UM HOMEM HUMANO
Meu avô materno, o velho Guilhermino do Engenho, foi um homem que viveu à frente do seu tempo. Ele mesmo confirmava isto, com uma pontinha de amargura na voz, já beirando os noventa anos, sempre que alguém lhe elogiava a saúde e a lucidez: “- Pena, que só agora o mundo esteja ficando bom de se viver!”
Privilegiado por uma inteligência acima da média, praticamente se alfabetizou sozinho, em páginas de folhetins, nestes brabos sertões mineiros. E, no entanto, falava um português quase castiço, diferenciado pela pronúncia acentuada da letra erre - invariavelmente resvalando a língua pelo céu da boca. Desde os tempos de rapaz (ao pé da letra e da época: mancebo!) sua figura esguia, podendo-se dizer altaneira, fizera corações de moçoilas e donzelas bater descompassadamente. O velho tinha uma bela imagem (e, ainda por cima, era jeitoso com as palavras...) Contava, para nosso espanto, que muitas vezes, nos bailes de então, elas fugiam dele como o Diabo foge da Cruz! É que nunca aprendera dançar, daí lhes pisado doloridamente nos pés... Astucioso, como não havia arrasta pé sem sanfona, comprou uma para que “elas” estivessem ao seu alcance! Porém, foi até o instrumento rasgar o fole, sem que ele tivesse aprendido a dar o primeiro toque! (Talvez esteja aí, uma das explicações porque não toco nem sino de igreja!).
Era um amante da vida. De tudo queria saber o por quê? Adulto, por curiosidade, tornou-se agrimensor prático, sendo seus serviços requisitados para medição de vários latifúndios, existentes aqui, à data. Gostava de lembrar, orgulhoso, a contenda travada com os antigos moradores do Distrito do Engenho do Ribeiro (Município de Bom Despacho, nestas Minas Gerais), que turrões não aceitavam a largura que ele “desperdiçando chão” traçara para as ruas do lugar. Já idoso, gabava-se: “Hoje, as ruas do Engenho são traçadas e mais largas que as do Bom Despacho, por conta da minha teimosia!”

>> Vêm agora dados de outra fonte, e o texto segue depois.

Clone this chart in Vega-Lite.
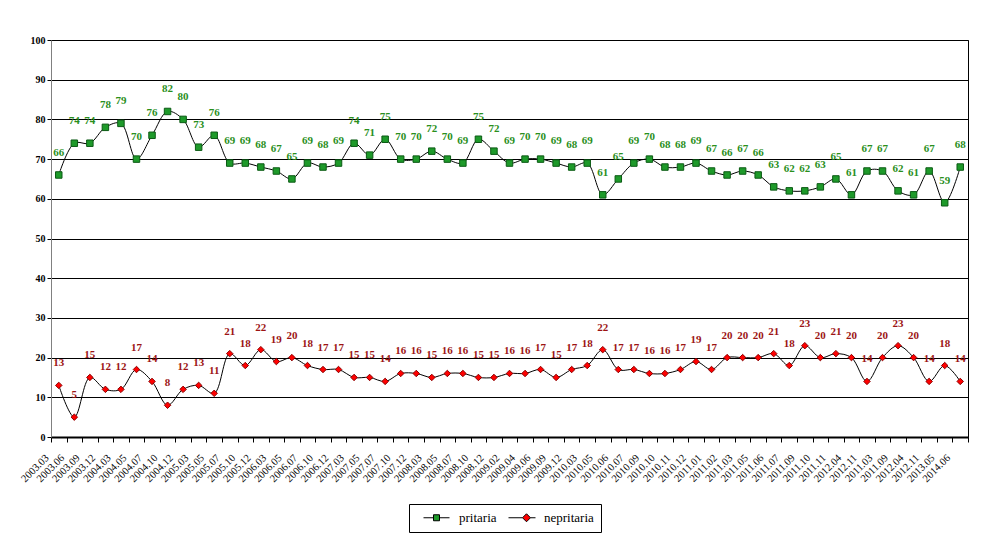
{
  "$schema": "https://vega.github.io/schema/vega-lite/v6.json",
  "autosize": {"type": "none"},
  "width": 917,
  "height": 397,
  "padding": {"left": 51, "top": 40, "right": 22, "bottom": 110},
  "background": "white",
  "config": {
    "font": "Liberation Serif",
    "view": {"stroke": "#000", "strokeWidth": 1},
    "legend": {
      "title": null,
      "orient": "none",
      "legendX": 358,
      "legendY": 464,
      "direction": "horizontal",
      "strokeColor": "#000",
      "padding": 7,
      "symbolSize": 100,
      "symbolStrokeColor": "#000",
      "symbolStrokeWidth": 1,
      "labelFont": "Liberation Serif",
      "labelFontSize": 13,
      "labelColor": "#000",
      "labelOffset": 30,
      "columnPadding": 4
    }
  },
  "data": {
    "values": [
      {"period": "2003.03", "pritaria": 66, "nepritaria": 13},
      {"period": "2003.06", "pritaria": 74, "nepritaria": 5},
      {"period": "2003.09", "pritaria": 74, "nepritaria": 15},
      {"period": "2003.12", "pritaria": 78, "nepritaria": 12},
      {"period": "2004.03", "pritaria": 79, "nepritaria": 12},
      {"period": "2004.05", "pritaria": 70, "nepritaria": 17},
      {"period": "2004.07", "pritaria": 76, "nepritaria": 14},
      {"period": "2004.10", "pritaria": 82, "nepritaria": 8},
      {"period": "2004.12", "pritaria": 80, "nepritaria": 12},
      {"period": "2005.03", "pritaria": 73, "nepritaria": 13},
      {"period": "2005.05", "pritaria": 76, "nepritaria": 11},
      {"period": "2005.07", "pritaria": 69, "nepritaria": 21},
      {"period": "2005.10", "pritaria": 69, "nepritaria": 18},
      {"period": "2005.12", "pritaria": 68, "nepritaria": 22},
      {"period": "2006.03", "pritaria": 67, "nepritaria": 19},
      {"period": "2006.05", "pritaria": 65, "nepritaria": 20},
      {"period": "2006.07", "pritaria": 69, "nepritaria": 18},
      {"period": "2006.10", "pritaria": 68, "nepritaria": 17},
      {"period": "2006.12", "pritaria": 69, "nepritaria": 17},
      {"period": "2007.03", "pritaria": 74, "nepritaria": 15},
      {"period": "2007.05", "pritaria": 71, "nepritaria": 15},
      {"period": "2007.07", "pritaria": 75, "nepritaria": 14},
      {"period": "2007.10", "pritaria": 70, "nepritaria": 16},
      {"period": "2007.12", "pritaria": 70, "nepritaria": 16},
      {"period": "2008.03", "pritaria": 72, "nepritaria": 15},
      {"period": "2008.05", "pritaria": 70, "nepritaria": 16},
      {"period": "2008.07", "pritaria": 69, "nepritaria": 16},
      {"period": "2008.10", "pritaria": 75, "nepritaria": 15},
      {"period": "2008.12", "pritaria": 72, "nepritaria": 15},
      {"period": "2009.02", "pritaria": 69, "nepritaria": 16},
      {"period": "2009.04", "pritaria": 70, "nepritaria": 16},
      {"period": "2009.06", "pritaria": 70, "nepritaria": 17},
      {"period": "2009.09", "pritaria": 69, "nepritaria": 15},
      {"period": "2009.12", "pritaria": 68, "nepritaria": 17},
      {"period": "2010.03", "pritaria": 69, "nepritaria": 18},
      {"period": "2010.05", "pritaria": 61, "nepritaria": 22},
      {"period": "2010.06", "pritaria": 65, "nepritaria": 17},
      {"period": "2010.07", "pritaria": 69, "nepritaria": 17},
      {"period": "2010.09", "pritaria": 70, "nepritaria": 16},
      {"period": "2010.10", "pritaria": 68, "nepritaria": 16},
      {"period": "2010.11", "pritaria": 68, "nepritaria": 17},
      {"period": "2010.12", "pritaria": 69, "nepritaria": 19},
      {"period": "2011.01", "pritaria": 67, "nepritaria": 17},
      {"period": "2011.02", "pritaria": 66, "nepritaria": 20},
      {"period": "2011.03", "pritaria": 67, "nepritaria": 20},
      {"period": "2011.05", "pritaria": 66, "nepritaria": 20},
      {"period": "2011.06", "pritaria": 63, "nepritaria": 21},
      {"period": "2011.07", "pritaria": 62, "nepritaria": 18},
      {"period": "2011.09", "pritaria": 62, "nepritaria": 23},
      {"period": "2011.10", "pritaria": 63, "nepritaria": 20},
      {"period": "2011.11", "pritaria": 65, "nepritaria": 21},
      {"period": "2012.04", "pritaria": 61, "nepritaria": 20},
      {"period": "2012.11", "pritaria": 67, "nepritaria": 14},
      {"period": "2011.03\u200b", "pritaria": 67, "nepritaria": 20},
      {"period": "2011.09\u200b", "pritaria": 62, "nepritaria": 23},
      {"period": "2012.04\u200b", "pritaria": 61, "nepritaria": 20},
      {"period": "2012.11\u200b", "pritaria": 67, "nepritaria": 14},
      {"period": "2013.05", "pritaria": 59, "nepritaria": 18},
      {"period": "2014.06", "pritaria": 68, "nepritaria": 14}
    ]
  },
  "transform": [
    {"fold": ["pritaria", "nepritaria"], "as": ["series", "value"]}
  ],
  "encoding": {
    "x": {
      "field": "period",
      "type": "ordinal",
      "sort": null,
      "bandPosition": 0.5,
      "scale": {"type": "band", "paddingInner": 0, "paddingOuter": 0},
      "axis": {
        "title": null,
        "tickBand": "extent",
        "labelAngle": -45,
        "labelAlign": "right",
        "labelBaseline": "middle",
        "labelFont": "Liberation Serif",
        "labelFontSize": 10.5,
        "labelColor": "#000",
        "labelPadding": 14,
        "labelOffset": -12,
        "tickSize": 5,
        "tickColor": "#000",
        "domainColor": "#000",
        "domainWidth": 2,
        "labelOverlap": false
      }
    },
    "y": {
      "field": "value",
      "type": "quantitative",
      "scale": {"domain": [0, 100], "nice": false},
      "axis": {
        "title": null,
        "values": [0, 10, 20, 30, 40, 50, 60, 70, 80, 90, 100],
        "labelFont": "Liberation Serif",
        "labelFontSize": 10,
        "labelFontWeight": "bold",
        "labelColor": "#000",
        "labelPadding": 2,
        "tickSize": 4,
        "tickColor": "#000",
        "domainColor": "#808080",
        "grid": true,
        "gridColor": "#000",
        "gridWidth": 1.2
      }
    }
  },
  "layer": [
    {
      "mark": {"type": "line", "interpolate": "catmull-rom", "color": "#000", "strokeWidth": 1},
      "encoding": {"detail": {"field": "series"}}
    },
    {
      "mark": {"type": "point", "filled": true, "size": 42, "strokeWidth": 1, "opacity": 1},
      "encoding": {
        "shape": {
          "condition": {"test": "datum.series === 'pritaria'", "value": "square"},
          "value": "diamond"
        },
        "fill": {
          "condition": {"test": "datum.series === 'pritaria'", "value": "#1e9a2a"},
          "value": "#ff0000"
        },
        "stroke": {
          "condition": {"test": "datum.series === 'pritaria'", "value": "#0b5a14"},
          "value": "#8b0000"
        }
      }
    },
    {
      "transform": [{"filter": "datum.value < 0"}],
      "mark": {"type": "point", "filled": true, "strokeWidth": 1, "opacity": 1},
      "encoding": {
        "shape": {
          "field": "series",
          "scale": {
            "domain": ["pritaria", "nepritaria"],
            "range": ["M0.2,0H2.2M3.4,0H5.4M2.2,-0.6H3.4V0.6H2.2Z", "M0.2,0H3M4.6,0H5.6M3.8,-0.8L4.6,0L3.8,0.8L3,0Z"]
          }
        },
        "fill": {
          "field": "series",
          "scale": {"domain": ["pritaria", "nepritaria"], "range": ["#1e9a2a", "#ff0000"]}
        },
        "stroke": {
          "field": "series",
          "scale": {"domain": ["pritaria", "nepritaria"], "range": ["#000000", "#000000"]}
        }
      }
    },
    {
      "mark": {"type": "text", "dy": -22, "baseline": "middle", "align": "center", "font": "Liberation Serif", "fontSize": 11, "fontWeight": "bold"},
      "encoding": {
        "text": {"field": "value", "type": "quantitative"},
        "color": {
          "condition": {"test": "datum.series === 'pritaria'", "value": "#2a8f1c"},
          "value": "#9c1414"
        }
      }
    }
  ]
}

Para ocupar a mente vivaz tinha o hábito de caminhar contando os passos, cronometrando o tempo, estabelecendo distâncias e horários entre os mais diversos pontos de Bom Despacho. Morador de um velho casarão, ao início da Rua Floriano Peixoto, certa vez, seguramente havendo esgotado outros assuntos, virou-se para meu pai (seu genro), lascando uma das suas perguntas típicas: “Ô, Rurick, onde ocê acha que é a metade do caminho, entre o meu portão e a Santa Casa?” Meu pai, que foi sempre um homem prático e franco, sem tempo para minúcias extravagantes, deu o primeiro palpite que lhe veio à cabeça. “Ara, sô Guilhermino, deve ser ali onde a Rua Alferes Tavares cruza com a Avenida São Vicente!” “É lá!” Concordou o sogro, ressalvando. “Mas no meio-fio, do lado direito, de quem desce a rua.” Pois detalhista ao extremo, dizia de si, todo presunçoso: “Conversa minha não dá retoque!”

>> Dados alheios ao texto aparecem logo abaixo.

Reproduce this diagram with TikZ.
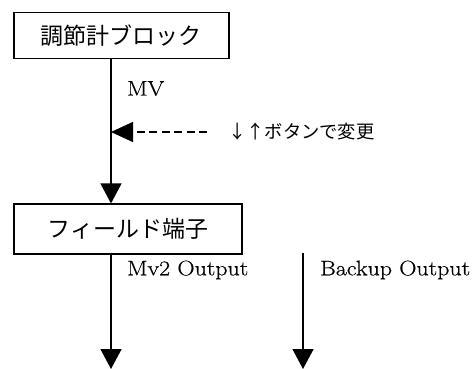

A fé religiosa não era arrefecida, conquanto sua discordância com Moisés que - pelo arraigado sentimento de culpa judeu - gravara os Mandamentos iniciados por tantos “Nãos”! Numa roda de homens, em sua casa, quando alguns haviam se excedido nos aperitivos - de que ele fazia uso moderado -, contando vantagens de machos, sem que as esposas, entretidas em conversas na cozinha ouvissem, vovô confidenciou que ao longo da vida conhecera, na acepção bíblica da palavra, trinta e três mulheres! Como animado pelo álcool, alguém duvidou daquele número cabalístico, mais do que das suas puladas de cerca, jocoso o velho justificou-se: “Uai, se Jesus Cristo vivendo trinta e três anos deu-se por satisfeito...?” Desvalido cronista, eu vou dizer mais o quê?